AIM ::
Copy exactly the lines from the start of the material through the line with "W, H = 1115, 1329". Pictures stay out of the copy.

SOURCE DATA ::

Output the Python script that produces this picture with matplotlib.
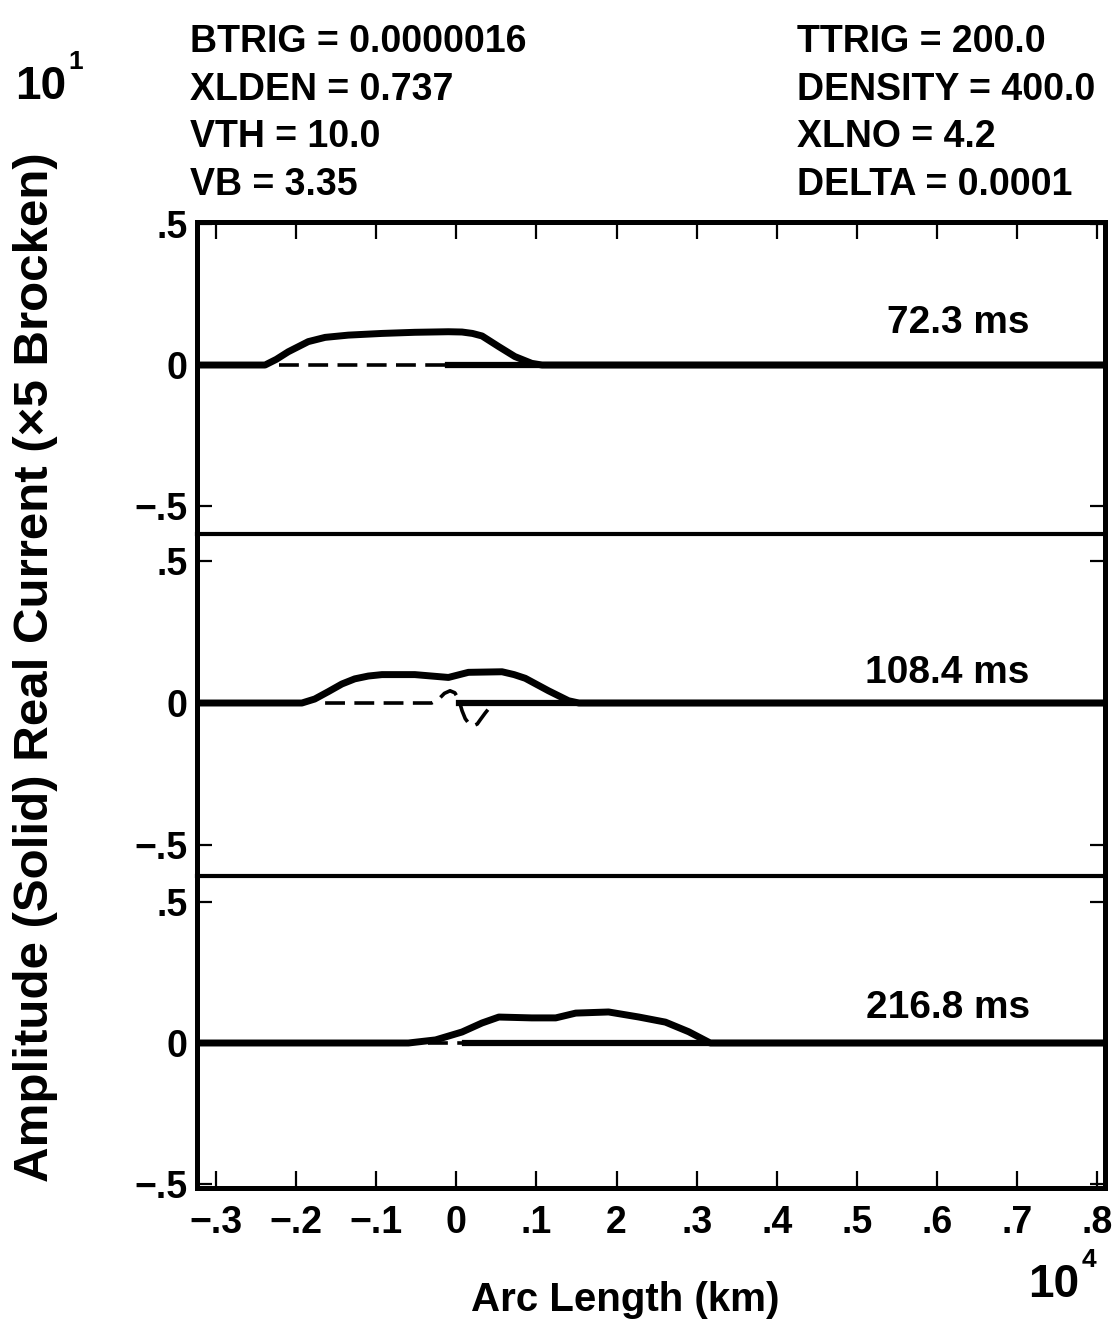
import matplotlib

matplotlib.use("Agg")
import matplotlib.pyplot as plt

W, H = 1115, 1329

X_TICKS = [-0.3, -0.2, -0.1, 0.0, 0.1, 0.2, 0.3, 0.4, 0.5, 0.6, 0.7, 0.8]
X_TICK_LABELS = ["\u2212.3", "\u2212.2", "\u2212.1", "0", ".1", "2",
                 ".3", ".4", ".5", ".6", ".7", ".8"]
Y_TICKS = [0.5, 0.0, -0.5]
Y_TICK_LABELS = [".5", "0", "\u2212.5"]

TIMES = ["72.3 ms", "108.4 ms", "216.8 ms"]

PARAMS_LEFT = ["BTRIG = 0.0000016", "XLDEN = 0.737", "VTH = 10.0", "VB = 3.35"]
PARAMS_RIGHT = ["TTRIG = 200.0", "DENSITY = 400.0", "XLNO = 4.2", "DELTA = 0.0001"]

# amplitude (solid), arc length in units of 10^4 km
AMP_X_1 = [-0.324, -0.239, -0.225, -0.21, -0.185, -0.164, -0.135, -0.093, -0.052,
           -0.01, 0.007, 0.02, 0.032, 0.053, 0.073, 0.094, 0.107, 0.81]
AMP_Y_1 = [0, 0, 0.02, 0.047, 0.083, 0.098, 0.106, 0.112, 0.116,
           0.118, 0.117, 0.112, 0.103, 0.065, 0.03, 0.006, 0, 0]
AMP_X_2 = [-0.324, -0.193, -0.177, -0.16, -0.143, -0.127, -0.11, -0.093, -0.052,
           -0.01, 0.015, 0.057, 0.072, 0.086, 0.115, 0.14, 0.153, 0.81]
AMP_Y_2 = [0, 0, 0.014, 0.04, 0.067, 0.085, 0.095, 0.1, 0.1,
           0.09, 0.108, 0.11, 0.1, 0.087, 0.043, 0.008, 0, 0]
AMP_X_3 = [-0.324, -0.06, -0.026, 0.007, 0.032, 0.053, 0.094, 0.124,
           0.149, 0.19, 0.228, 0.261, 0.29, 0.317, 0.81]
AMP_Y_3 = [0, 0, 0.011, 0.039, 0.071, 0.092, 0.089, 0.089,
           0.106, 0.11, 0.092, 0.074, 0.04, 0, 0]

# real current x5 (broken)
REAL_X_1 = [-0.222, -0.01]
REAL_Y_1 = [0, 0]
REAL_X_2 = [-0.164, -0.031, -0.022, -0.015, -0.008, -0.002, 0.003, 0.007, 0.011,
            0.016, 0.021, 0.026, 0.03, 0.036, 0.04]
REAL_Y_2 = [0, 0, 0.014, 0.034, 0.043, 0.036, 0.012, -0.027, -0.055,
            -0.074, -0.08, -0.074, -0.058, -0.035, -0.021]
REAL_X_3 = [-0.035, 0.011]
REAL_Y_3 = [0, 0]

# where the solid zero trace takes over from the broken one
ZERO_FROM = [-0.01, 0.003, 0.011]

AMP_X = [AMP_X_1, AMP_X_2, AMP_X_3]
AMP_Y = [AMP_Y_1, AMP_Y_2, AMP_Y_3]
REAL_X = [REAL_X_1, REAL_X_2, REAL_X_3]
REAL_Y = [REAL_Y_1, REAL_Y_2, REAL_Y_3]

XLIM = (-0.324, 0.81)
YLIMS = [(-0.599, 0.507), (-0.609, 0.595), (-0.514, 0.592)]
PANELS_PX = [(222, 534), (534, 876), (876, 1188)]
LEFT_PX, RIGHT_PX = 197, 1105
LABEL_Y = [0.149, 0.105, 0.124]

plt.rcParams["font.family"] = ["Liberation Sans", "DejaVu Sans"]
plt.rcParams["font.weight"] = "bold"

fig = plt.figure(figsize=(W / 100, H / 100), dpi=100)


def fx(px):
    return px / W


def fy(py):
    return 1 - py / H


axes = []
for i, (top, bot) in enumerate(PANELS_PX):
    ax = fig.add_axes([fx(LEFT_PX), fy(bot), (RIGHT_PX - LEFT_PX) / W, (bot - top) / H])
    ax.set_xlim(*XLIM)
    ax.set_ylim(*YLIMS[i])

    ax.plot(AMP_X[i], AMP_Y[i], color="black", lw=5, solid_joinstyle="round",
            solid_capstyle="butt", zorder=3)
    ax.plot(REAL_X[i], REAL_Y[i], color="black", lw=2.6, dashes=(5.5, 2.6), zorder=2)
    ax.plot([ZERO_FROM[i], XLIM[1]], [0, 0], color="black", lw=4.5, zorder=2)

    ax.text(0.716, LABEL_Y[i], TIMES[i], ha="right", va="center", fontsize=28)

    ax.set_yticks(Y_TICKS)
    ax.set_yticklabels(Y_TICK_LABELS)
    ax.set_xticks(X_TICKS)
    ax.tick_params(axis="y", direction="in", length=11, width=1.6, left=True,
                   right=True, labelsize=27, pad=7)
    ax.tick_params(axis="x", direction="in", length=12, width=1.6, labelsize=27, pad=12)

    for side in ("left", "right"):
        ax.spines[side].set_linewidth(3.6)
    if i == 0:
        ax.spines["top"].set_linewidth(3.6)
        ax.tick_params(axis="x", top=True, bottom=False, labelbottom=False)
    else:
        ax.spines["top"].set_linewidth(3.0)
        ax.tick_params(axis="x", top=False, bottom=(i == 2), labelbottom=(i == 2))
    if i == 2:
        ax.spines["bottom"].set_linewidth(3.6)
        ax.set_xticklabels(X_TICK_LABELS)
    else:
        ax.spines["bottom"].set_visible(False)
    axes.append(ax)

# parameter block
for j, (left, right) in enumerate(zip(PARAMS_LEFT, PARAMS_RIGHT)):
    yc = 42 + j * 47.7
    fig.text(fx(190), fy(yc), left, ha="left", va="center", fontsize=27)
    fig.text(fx(797), fy(yc), right, ha="left", va="center", fontsize=27)

# axis multipliers
fig.text(fx(15), fy(87), "10", ha="left", va="center", fontsize=33)
fig.text(fx(68), fy(62), "1", ha="left", va="center", fontsize=19)
fig.text(fx(1028), fy(1285), "10", ha="left", va="center", fontsize=33)
fig.text(fx(1082), fy(1260), "4", ha="left", va="center", fontsize=19)

fig.text(fx(625), fy(1300), "Arc Length (km)", ha="center", va="center", fontsize=29)
fig.text(fx(36), fy(667), "Amplitude (Solid) Real Current (\u00d75 Brocken)",
         ha="center", va="center", rotation=90, fontsize=35.5)

fig.savefig("out.png", dpi=100)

RESPONSE FOR THIS EXERCISE ::
Output the Python script that produces this picture with matplotlib.
import matplotlib

matplotlib.use("Agg")
import matplotlib.pyplot as plt

W, H = 1115, 1329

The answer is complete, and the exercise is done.